The theme this week has been emergent learning.
By that I mean the ‘ah ha’ moment that happens when lots of bits of a conceptual jigsaw go ‘click’ and fall into place.
When, what initially appears to be smoky confusion suddenly snaps into sharp clarity. Eureka! And now new learning can emerge.
This did not happen by accident. It was engineered.
The picture above is part of a bigger schematic map of a system – in this case a system related to the global health challenge of escalating obesity.
It is a complicated arrangement of boxes and arrows. There are dotted lines that outline parts of the system that have leaky boundaries like the borders on a political map.
But it is a static picture of the structure … it tells us almost nothing about the function, the system behaviour.
And our intuition tells us that, because it is a complicated structure, it will exhibit complex and difficult to understand behaviour. So, guided by our inner voice, we toss it into the pile labelled Wicked Problems and look for something easier to work on.
Our natural assumption that a complicated structure always leads to complex behavior is an invalid simplification, and one that we can disprove in a matter of moments.
Exhibit 1. A system can be complicated and yet still exhibit simple, stable and predictable behavior.
The picture is of a clock designed and built by John Harrison (1693-1776). It is called H1 and it is a sea clock.
Masters of sailing ships required very accurate clocks to calculate their longitude, the East-West coordinate on the Earth’s surface. And in the 18th Century this was a BIG problem. Too many ships were getting lost at sea.
Harrison’s sea clock is complicated. It has many moving parts, but it was the most stable and accurate clock of its time. And his later ones were smaller, more accurate and even more complicated.
Exhibit 2. A system can be simple yet still exhibit complex, unstable and unpredictable behavior.
The image is of a pendulum made of only two rods joined by a hinge. The structure is simple yet the behavior is complex, and this can only be appreciated with a dynamic visualisation.
The behaviour is clearly not random. It has an emergent structure. It is called chaotic.
So, with these two real examples we have disproved our assumption that a complicated structure always leads to complex behaviour; and we have also disproved its inverse … that complex behavior always comes from a complicated structure.
The cognitive trap we have exposed here is over-generalisation, the unconscious habit of slipping in the implied [always].
This deeper understanding gives us hope.
John Harrison was a rare, naturally-gifted, mechanical genius. And to make it easier, he was working on a purely mechanical system comprised of non-living parts that only obeyed the Laws of Newtonian physics. And even with those advantages it took him decades to learn how to design and to build his sea clocks. He was the first to do so and he was self-educated so his learning was emergent.
If there were a way to design complicated systems to exhibit stable and predictable behaviour, how could more of us learn how to do that?
Our healthcare system is not made of passive, mechanical cogs and springs. The parts are active, living people whose actions are limited by physical Laws but whose decisions are steered by other policies … learned ones … and ones that can change. These learned rules of thumb are called heuristics and they vary from person-to-person and from minute-to-minute. Heuristics can be learned, unlearned, updated, and evolved.

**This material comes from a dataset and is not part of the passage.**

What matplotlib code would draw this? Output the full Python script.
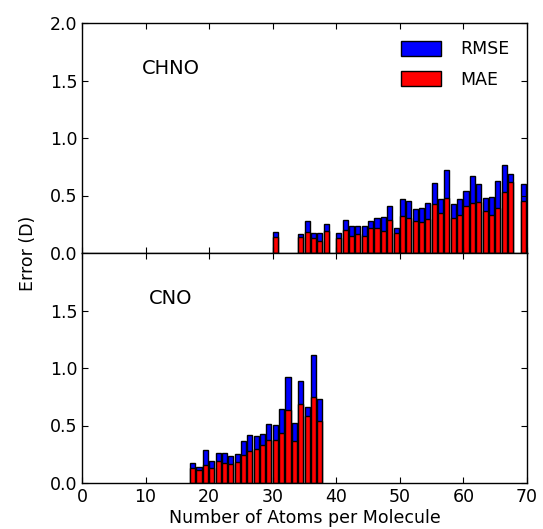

This is called emergent learning.
And to generate it we only need to create the context for it … the rest happens … as if by magic … but only if we design a fit-for-purpose context.
This week I personally observed over a dozen healthcare staff simultaneously re-invent a complicated process scheduling technique, at the same time as using it to eliminate the queues, waiting and chaos in the system they wanted to improve.
Their queues just evaporated … without requiring any extra capacity or money. Eureka!
We did not show them how to do it so they could not have just copied what we did.
We designed and built the context for their learning to emerge … and it did. On its own.
The One Day Practical Skills Workshop delivered emergent learning … just as it was designed to do.
A health care system is a complex adaptive system (CAS), and system improvement-by-design is what systems engineers (SE) are trained to do.
And this emerging style of complex adaptive systems engineering (CASE) is at the cutting edge of human knowledge, and when applied in the health care domain it is called health care systems engineering (HCSE).
Our experience of the emergent learning that flows from the practical skills workshops verifies that CASE is both possible, learnable, teachable, applicable and effective.